> _WRITTEN PROBLEM_: Please print exactly the lines below, from the start of the material up to and including the line with "anchor=west] (C) at", but none of the pictures.

══ RAW DATA

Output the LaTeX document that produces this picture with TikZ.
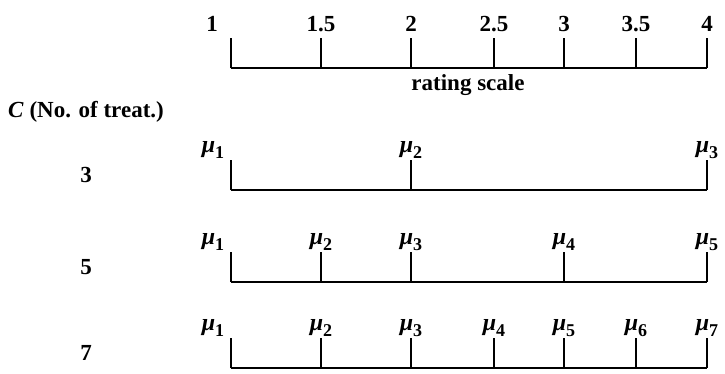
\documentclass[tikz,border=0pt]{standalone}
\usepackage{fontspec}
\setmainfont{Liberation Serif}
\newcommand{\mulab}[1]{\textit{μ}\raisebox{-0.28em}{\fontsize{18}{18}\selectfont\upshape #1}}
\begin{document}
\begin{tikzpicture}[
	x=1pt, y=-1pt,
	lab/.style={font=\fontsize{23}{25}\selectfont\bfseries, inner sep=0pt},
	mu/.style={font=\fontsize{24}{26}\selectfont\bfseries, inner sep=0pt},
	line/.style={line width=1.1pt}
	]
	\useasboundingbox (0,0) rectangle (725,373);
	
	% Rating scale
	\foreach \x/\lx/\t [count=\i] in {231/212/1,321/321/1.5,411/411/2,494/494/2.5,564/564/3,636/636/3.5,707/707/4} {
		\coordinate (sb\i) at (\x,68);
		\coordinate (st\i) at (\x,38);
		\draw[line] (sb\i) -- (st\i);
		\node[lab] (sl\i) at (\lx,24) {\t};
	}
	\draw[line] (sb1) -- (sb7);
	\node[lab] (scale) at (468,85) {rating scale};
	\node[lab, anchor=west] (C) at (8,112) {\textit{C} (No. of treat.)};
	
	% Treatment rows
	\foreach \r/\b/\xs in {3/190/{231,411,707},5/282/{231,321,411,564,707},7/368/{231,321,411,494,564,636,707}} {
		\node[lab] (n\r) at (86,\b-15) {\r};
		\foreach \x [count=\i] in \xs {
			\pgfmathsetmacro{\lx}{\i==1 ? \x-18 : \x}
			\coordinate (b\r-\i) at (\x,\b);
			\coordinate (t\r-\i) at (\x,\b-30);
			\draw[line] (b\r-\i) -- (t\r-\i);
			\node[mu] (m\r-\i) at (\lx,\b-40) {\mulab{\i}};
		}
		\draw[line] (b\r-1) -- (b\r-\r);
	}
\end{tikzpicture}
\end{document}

════

> _RESULT OF THIS TASK_:
Output the LaTeX document that produces this picture with TikZ.
\documentclass[tikz,border=0pt]{standalone}
\usepackage{fontspec}
\setmainfont{Liberation Serif}
\newcommand{\mulab}[1]{\textit{μ}\raisebox{-0.28em}{\fontsize{18}{18}\selectfont\upshape #1}}
\begin{document}
\begin{tikzpicture}[
	x=1pt, y=-1pt,
	lab/.style={font=\fontsize{23}{25}\selectfont\bfseries, inner sep=0pt},
	mu/.style={font=\fontsize{24}{26}\selectfont\bfseries, inner sep=0pt},
	line/.style={line width=1.1pt}
	]
	\useasboundingbox (0,0) rectangle (725,373);
	
	% Rating scale
	\foreach \x/\lx/\t [count=\i] in {231/212/1,321/321/1.5,411/411/2,494/494/2.5,564/564/3,636/636/3.5,707/707/4} {
		\coordinate (sb\i) at (\x,68);
		\coordinate (st\i) at (\x,38);
		\draw[line] (sb\i) -- (st\i);
		\node[lab] (sl\i) at (\lx,24) {\t};
	}
	\draw[line] (sb1) -- (sb7);
	\node[lab] (scale) at (468,85) {rating scale};
	\node[lab, anchor=west] (C) at (8,112) {\textit{C} (No. of treat.)};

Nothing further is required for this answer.